- Sam Altman said he worried creating ChatGPT was “something really bad” given the risks AI poses.
- The OpenAI CEO was speaking to Satyan Gajwani, vice chairman of Times Internet, in New Delhi.
- He is on a six-nation tour which includes Israel, Jordan, Qatar, the UAE, India and South Korea.
OpenAI CEO Sam Altman has admitted to losing his sleep over the dangers of his creation ChatGPT.
In a conversation during a recent trip to India, Sam Altman said he worries the over the idea that he may have done “something really bad” by creating ChatGPT, which was released in November and sparked a surge of interest in AI.
“What I lose the most sleep over is the hypothetical idea that we already have done something really bad by launching ChatGPT,” Altman told Satyan Gajwani, Vice Chairman of Times Internet at an event organized by the Economic Times on Wednesday.
“That maybe there was something hard and complicated in there (the system) that we didn’t understand and have now already kicked it off,” Altman added.
Asked whether AI should be regulated like atomic energy, Altman said there had to be a better system in place to audit the process.
“Let’s have a system in place so that we can audit people who are doing it, licence it, have safety tests before deployment,” he said.
The risks are high
A number of tech leaders and government officials have raised concerns about the pace of development of AI platforms.
In an open letter in March from the Future of Life Institute, Elon Musk and Apple cofounder Steve Wozniak were among tech leaders who warned that powerful AI systems should be developed only once there is confidence that the effects will be positive and the risks are manageable.
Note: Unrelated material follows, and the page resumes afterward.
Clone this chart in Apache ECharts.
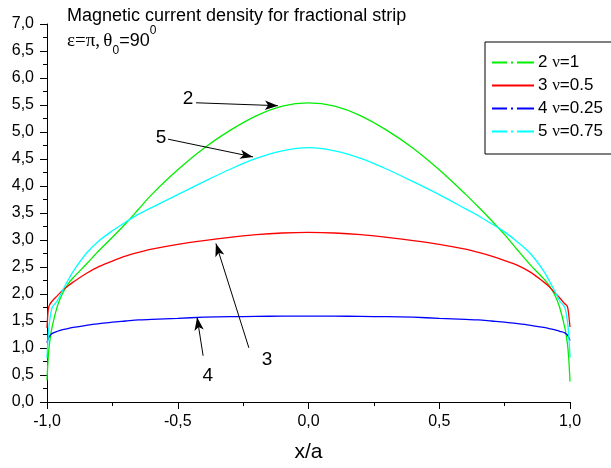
<!DOCTYPE html>
<html>
<head>
<meta charset="utf-8">
<script src="https://cdn.jsdelivr.net/npm/echarts@6/dist/echarts.min.js"></script>
<style>
html,body{margin:0;padding:0;background:#fff;}
#c{width:611px;height:468px;}
</style>
</head>
<body>
<div id="c"></div>
<script>
// x positions (x/a)
var xs = [-1, -0.995, -0.99, -0.98, -0.96, -0.94, -0.92, -0.9, -0.85, -0.8, -0.75, -0.7, -0.65, -0.6, -0.5, -0.4, -0.3, -0.2, -0.1, 0,
          0.1, 0.2, 0.3, 0.4, 0.5, 0.6, 0.65, 0.7, 0.75, 0.8, 0.85, 0.9, 0.92, 0.94, 0.96, 0.98, 0.99, 0.995, 1];
// 2 nu=1 (green)
var s2 = [0.40, 0.85, 1.10, 1.40, 1.78, 2.02, 2.18, 2.30, 2.55, 2.81, 3.05, 3.30, 3.57, 3.84, 4.30, 4.70, 5.03, 5.30, 5.48, 5.54,
          5.48, 5.30, 5.03, 4.70, 4.30, 3.85, 3.61, 3.36, 3.10, 2.81, 2.53, 2.28, 2.16, 2.00, 1.76, 1.38, 1.08, 0.82, 0.38];
// 3 nu=0.5 (red)
var s3 = [1.37, 1.72, 1.80, 1.87, 1.97, 2.07, 2.15, 2.22, 2.38, 2.51, 2.61, 2.70, 2.77, 2.83, 2.92, 2.99, 3.05, 3.10, 3.13, 3.14,
          3.13, 3.10, 3.05, 2.99, 2.92, 2.83, 2.77, 2.70, 2.62, 2.53, 2.40, 2.22, 2.14, 2.03, 1.93, 1.82, 1.77, 1.62, 1.39];
// 4 nu=0.25 (blue)
var s4 = [1.10, 1.18, 1.22, 1.27, 1.31, 1.34, 1.36, 1.38, 1.42, 1.45, 1.48, 1.50, 1.52, 1.53, 1.55, 1.57, 1.58, 1.585, 1.59, 1.59,
          1.59, 1.585, 1.58, 1.57, 1.55, 1.53, 1.52, 1.50, 1.48, 1.45, 1.42, 1.38, 1.36, 1.34, 1.31, 1.28, 1.24, 1.20, 1.14];
// 5 nu=0.75 (cyan)
var s5 = [0.81, 1.25, 1.50, 1.75, 1.88, 2.07, 2.25, 2.42, 2.75, 2.99, 3.17, 3.33, 3.48, 3.60, 3.84, 4.08, 4.31, 4.51, 4.65, 4.71,
          4.65, 4.51, 4.31, 4.08, 3.84, 3.58, 3.45, 3.30, 3.15, 2.96, 2.74, 2.42, 2.25, 2.07, 1.88, 1.75, 1.50, 1.25, 0.83];

var names = ['2 ν=1', '3 ν=0.5', '4 ν=0.25', '5 ν=0.75'];
var colors = ['#00ee00', '#ff0000', '#0000ff', '#00ffff'];
var seriesVals = [s2, s3, s4, s5];

// annotations (data coordinates)
var annLabels = ['2', '5', '3', '4'];
var annLabelPos = [[-0.461, 5.61], [-0.564, 4.90], [-0.159, 0.78], [-0.385, 0.49]];
var annFrom = [[-0.430, 5.541], [-0.537, 4.867], [-0.228, 1.003], [-0.403, 0.857]];
var annTo = [[-0.117, 5.487], [-0.212, 4.539], [-0.354, 2.935], [-0.426, 1.568]];

var yTicks = [0, 7, 0.5];
var xTicks = [-1, 1, 0.5];

function fmt(v) { return v.toFixed(1).replace('.', ','); }

var dashDot = 'path://M0,0H15V2H0Z M19,0H21V2H19Z M25,0H42V2H25Z';
var solid = 'path://M0,0H42V2H0Z';
var icons = [dashDot, solid, dashDot, dashDot];

var chart = echarts.init(document.getElementById('c'), null, {renderer: 'canvas'});

var series = seriesVals.map(function (vals, i) {
  return {
    name: names[i],
    type: 'line',
    data: xs.map(function (x, k) { return [x, vals[k]]; }),
    showSymbol: false,
    smooth: 0.3,
    lineStyle: {color: colors[i], width: 1.3},
    itemStyle: {color: colors[i]},
    z: 3
  };
});

series.push({
  type: 'line',
  data: [],
  silent: true,
  markLine: {
    silent: true,
    animation: false,
    symbol: ['none', 'arrow'],
    symbolSize: [7, 13],
    label: {show: false},
    lineStyle: {color: '#000', width: 1, type: 'solid'},
    emphasis: {disabled: true},
    data: annFrom.map(function (f, i) {
      return [{coord: f}, {coord: annTo[i]}];
    })
  },
  markPoint: {
    silent: true,
    animation: false,
    symbol: 'circle',
    symbolSize: 0,
    label: {show: true, position: 'inside', color: '#000', fontSize: 19, fontFamily: 'Liberation Sans',
      formatter: function (p) { return p.name; }},
    data: annLabelPos.map(function (p, i) { return {name: annLabels[i], coord: p, value: 0}; })
  },
  z: 4
});

chart.setOption({
  animation: false,
  backgroundColor: '#fff',
  grid: {left: 47, right: 41, top: 24, bottom: 60, containLabel: false},
  xAxis: {
    type: 'value', min: xTicks[0], max: xTicks[1], interval: xTicks[2],
    name: 'x/a', nameLocation: 'middle', nameGap: 40,
    nameTextStyle: {fontSize: 21, fontFamily: 'Liberation Sans', color: '#000'},
    axisLine: {show: true, onZero: false, lineStyle: {color: '#000', width: 1}},
    axisTick: {show: true, inside: false, length: 7, lineStyle: {color: '#000', width: 1}},
    minorTick: {show: true, splitNumber: 2, length: 4, lineStyle: {color: '#000', width: 1}},
    axisLabel: {color: '#000', fontSize: 16, fontFamily: 'Liberation Sans', margin: 12, formatter: fmt},
    splitLine: {show: false}
  },
  yAxis: {
    type: 'value', min: yTicks[0], max: yTicks[1], interval: yTicks[2],
    axisLine: {show: true, onZero: false, lineStyle: {color: '#000', width: 1}},
    axisTick: {show: true, inside: false, length: 7, lineStyle: {color: '#000', width: 1}},
    minorTick: {show: true, splitNumber: 2, length: 4, lineStyle: {color: '#000', width: 1}},
    axisLabel: {color: '#000', fontSize: 16, fontFamily: 'Liberation Sans', margin: 13, formatter: fmt},
    splitLine: {show: false}
  },
  legend: {
    show: true,
    orient: 'vertical',
    left: 485, top: 42,
    padding: [12, 10, 14, 7],
    itemGap: 6,
    itemWidth: 42, itemHeight: 2,
    borderColor: '#000', borderWidth: 1, borderRadius: 0,
    backgroundColor: '#fff',
    selectedMode: false,
    data: names.map(function (n, i) { return {name: n, icon: icons[i], itemStyle: {color: colors[i], opacity: 1}}; }),
    textStyle: {color: '#000', fontSize: 17, fontFamily: 'Liberation Sans', padding: [0, 0, 0, -1],
      rich: {g: {fontSize: 17, fontFamily: 'Liberation Serif', color: '#000'}}},
    formatter: function (n) {
      var parts = n.split('ν');
      return parts[0] + '{g|ν}' + parts[1];
    }
  },
  graphic: [
    {type: 'text', left: 67, top: 7, silent: true,
      style: {text: 'Magnetic current density for fractional strip', font: '18px "Liberation Sans"', fill: '#000'}},
    {type: 'text', left: 67, top: 25, silent: true,
      style: {
        text: '{g|ε=π,} {g|θ}{sub|0}{n|=90}{sup|0}',
        fill: '#000',
        rich: {
          g: {fontSize: 19, fontFamily: 'Liberation Serif', lineHeight: 32, color: '#000'},
          n: {fontSize: 18, fontFamily: 'Liberation Sans', lineHeight: 32, color: '#000'},
          sub: {fontSize: 12, fontFamily: 'Liberation Sans', lineHeight: 12, verticalAlign: 'bottom', color: '#000'},
          sup: {fontSize: 12, fontFamily: 'Liberation Sans', lineHeight: 12, verticalAlign: 'top', color: '#000'}
        }
      }}
  ],
  series: series
});
</script>
</body>
</html>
The letter called for a six-month pause over training of AI systems that are more powerful than GPT-4.
Altman responded to the letter saying it “lacked technical nuance about where we need the pause.”
Earlier this month, Altman was among more than 350 scientists and tech leaders who signed a statement expressing deep concern over AI risks.
“Mitigating the risk of extinction from AI should be a global priority alongside other societal-scale risks such as pandemics and nuclear war,” the statement read.